If so and you parked it in the City of Coral Gables, you could have been cited for violating the City’s zoning code. Zoning and land use regulations to preserve aesthetics have long been recognized as a valid subject of the police power. In Kuvin v. City of Coral Gables, 35 FLW D1914b (Fla. 3d DCA August 25, 2010), the Court upheld a city ordinance that prohibited the parking of all trucks (including personal use pick-ups) in residential streets and driveways on the grounds that the ordinance was rationally related to the City’s legitimate interest in preserving the aesthetic integrity of its residential neighborhoods.
While similar ordinances have been upheld in the past, the challenge that Kuvin raised was unique. He contended that the ordinance violated his fundamental First Amendment right of freedom of association by restricting who he could visit in the City with his Ford F150 and who could visit him at his rented house in Coral Gables. The trial court held for the City and Kuvin appealed.

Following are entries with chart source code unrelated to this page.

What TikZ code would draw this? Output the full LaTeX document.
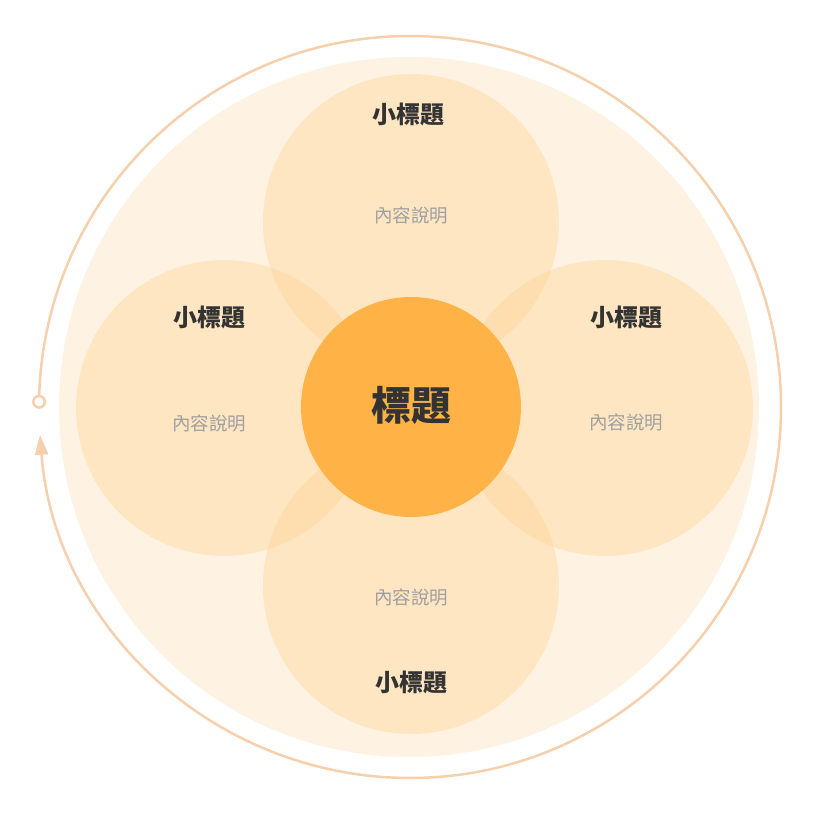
\documentclass[tikz,border=0pt]{standalone}
\usepackage{fontspec}
\newfontfamily\cjk{Noto Sans CJK TC}
\usetikzlibrary{arrows.meta, calc}

\definecolor{ringline}{HTML}{F6CFAC}
\definecolor{bgdisc}{HTML}{FEF2E2}
\definecolor{petal}{HTML}{FED08C}
\definecolor{hub}{HTML}{FFB347}
\definecolor{titletext}{HTML}{333333}
\definecolor{desctext}{HTML}{A0A0A0}

\tikzset{
  petalcirc/.style={circle, fill=petal, fill opacity=0.35, minimum size=296pt, inner sep=0pt},
  hubcirc/.style={circle, fill=hub, minimum size=220pt, inner sep=0pt},
  subtitle/.style={font=\cjk\bfseries\fontsize{24}{28}\selectfont, text=titletext},
  desc/.style={font=\cjk\fontsize{18.5}{22}\selectfont, text=desctext},
  maintitle/.style={font=\cjk\bfseries\fontsize{40}{46}\selectfont, text=titletext},
}

\begin{document}
\begin{tikzpicture}[x=1pt, y=1pt]
\useasboundingbox (0,0) rectangle (818,815);
% Ring radius and centre
\def\ringr{371pt}
\coordinate (ringc) at (410,408);

% Background disc
\fill[bgdisc] (409,408) circle (350pt);

% Outer ring with start marker and arrow
\coordinate (ringstart) at ($(ringc)+(179.2:\ringr)$);
\draw[ringline, line width=2.5pt, -{Triangle[width=13pt,length=20pt]}] (ringstart) arc[start angle=179.2, end angle=-175.7, radius=\ringr];
\node[circle, draw=ringline, line width=2.5pt, fill=white, minimum size=11.5pt, inner sep=0pt] (marker) at (ringstart) {};

% Four petals
\node[petalcirc] (ptop) at (411,593) {};
\node[petalcirc] (pleft) at (224,407) {};
\node[petalcirc] (pright) at (605,407) {};
\node[petalcirc] (pbottom) at (411,229) {};

% Centre
\node[hubcirc] (hub) at (411,408) {};
\node[maintitle] (hubtitle) at (411,410) {標題};

% Petal texts
\node[subtitle] (ttop) at (408,701) {小標題};
\node[desc] (dtop) at (411,600) {內容說明};
\node[subtitle] (tleft) at (209,498) {小標題};
\node[desc] (dleft) at (209,392) {內容說明};
\node[subtitle] (tright) at (626,498) {小標題};
\node[desc] (dright) at (626,393) {內容說明};
\node[desc] (dbottom) at (411,218) {內容說明};
\node[subtitle] (tbottom) at (411,133) {小標題};
\end{tikzpicture}
\end{document}
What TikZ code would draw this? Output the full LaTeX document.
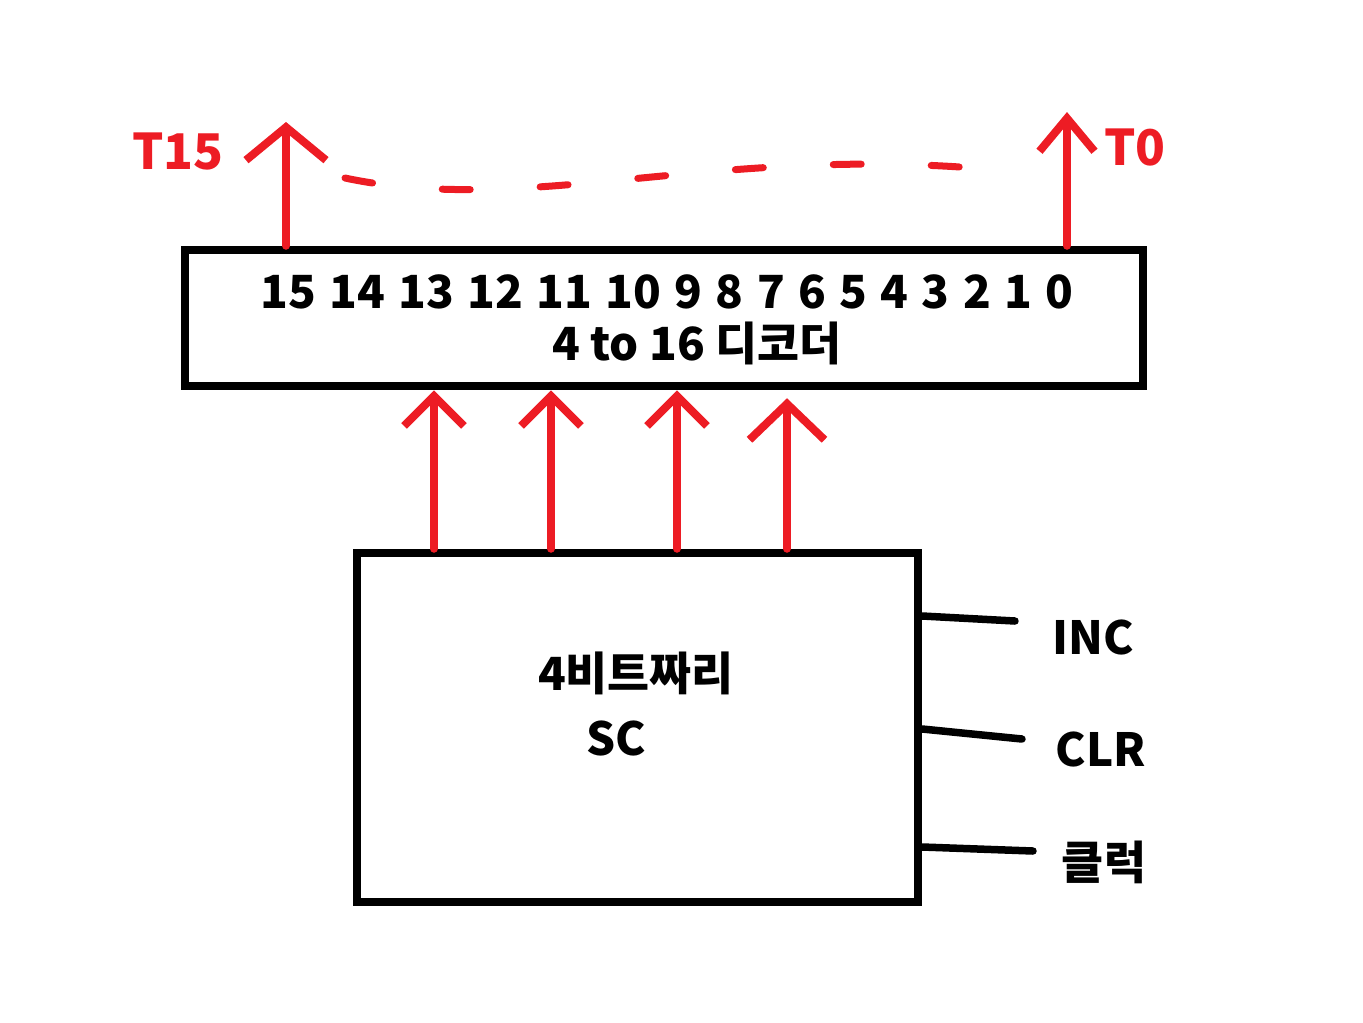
\documentclass[tikz,border=0pt]{standalone}
\usepackage{fontspec}
\setmainfont{Noto Sans CJK KR}
\usetikzlibrary{arrows.meta}
\usetikzlibrary{calc}

\definecolor{paintred}{RGB}{237,28,36}

\begin{document}
\begin{tikzpicture}[
    x=0.1mm, y=-0.1mm,
    >={Straight Barb[length=3mm, width=6mm]},
    box/.style = {
      draw, line width=0.85mm,
      inner sep=0pt,
    },
    sig/.style = {paintred, line width=0.8mm, line cap=round, ->},
    wire/.style = {black, line width=0.75mm, line cap=round},
    lbl/.style = {font=\fontsize{13}{15}\selectfont\bfseries, inner sep=0pt},
    redlbl/.style = {lbl, text=paintred, font=\fontsize{14}{16}\selectfont\bfseries},
  ]
  \useasboundingbox (0,0) rectangle (1363,1023);

  % 4 to 16 decoder
  \node[box, minimum width=95.8mm, minimum height=13.6mm] (dec) at (664,318) {};
  \node[lbl] (outs) at (667,292)
    {\spaceskip=3.8pt 15 14 13 12 11 10 9 8 7 6 5 4 3 2 1 0};
  \node[lbl] (decname) at (697,343) {4 to 16 디코더};

  % outputs T15 ... T0
  \coordinate (t15) at (286,122);
  \coordinate (t0) at (1067,112);
  \draw[sig, >={Straight Barb[length=3.3mm, width=8mm]}] (dec.north -| t15) -- (t15);
  \draw[sig, >={Straight Barb[length=3.3mm, width=5.5mm]}] (dec.north -| t0) -- (t0);
  \node[redlbl] (t15lbl) at (178,152) {T15};
  \node[redlbl] (t0lbl) at (1135,148) {T0};
  \draw[paintred, line width=0.7mm, line cap=round, dash pattern=on 2.8mm off 7mm]
    (345,178) .. controls (520,215) and (700,150) .. (960,167);

  % 4-bit sequence counter
  \node[box, minimum width=56.1mm, minimum height=34.9mm] (sc) at (637.5,727.5) {};
  \node[lbl] (scname) at (636,673) {4비트짜리};
  \node[lbl] (sclbl) at (616,738) {SC};

  % counter -> decoder inputs
  \coordinate (in1) at (434,0);
  \coordinate (in2) at (551,0);
  \coordinate (in3) at (677,0);
  \coordinate (in4) at (787,0);
  \draw[sig] (sc.north -| in1) -- (dec.south -| in1);
  \draw[sig] (sc.north -| in2) -- (dec.south -| in2);
  \draw[sig] (sc.north -| in3) -- (dec.south -| in3);
  \draw[sig, >={Straight Barb[length=3.6mm, width=7.5mm]}]
    (sc.north -| in4) -- ($(dec.south -| in4)+(0,8)$);

  % control inputs
  \coordinate (incEnd) at (1015,621);
  \coordinate (clrEnd) at (1022,739);
  \coordinate (clkEnd) at (1033,851);
  \draw[wire] (sc.east |- 0,616) -- (incEnd);
  \draw[wire] (sc.east |- 0,729) -- (clrEnd);
  \draw[wire] (sc.east |- 0,847) -- (clkEnd);
  \node[lbl] (inc) at (1093,637) {INC};
  \node[lbl] (clr) at (1101,749) {CLR};
  \node[lbl] (clk) at (1104,862) {클럭};
\end{tikzpicture}
\end{document}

A three-judge panel of the Third District Court of Appeal overturned the judgment, but upon rehearing before the entire Third DCA, the Court upheld the trial court and the validity of the ordinance. In short, the Court found that the ordinance did not restrict Kuvin’s right of association, only the location of where he could park his vehicle. Kuvin was not prohibited from driving his pick-up in the City, “he simply must garage the vehicle at night.” The fact that Kuvin’s rented house did not have a garage brought no sympathy from the Court — Kuvin rented the house after the ordinance was adopted and, therefore, had notice of the parking prohibition.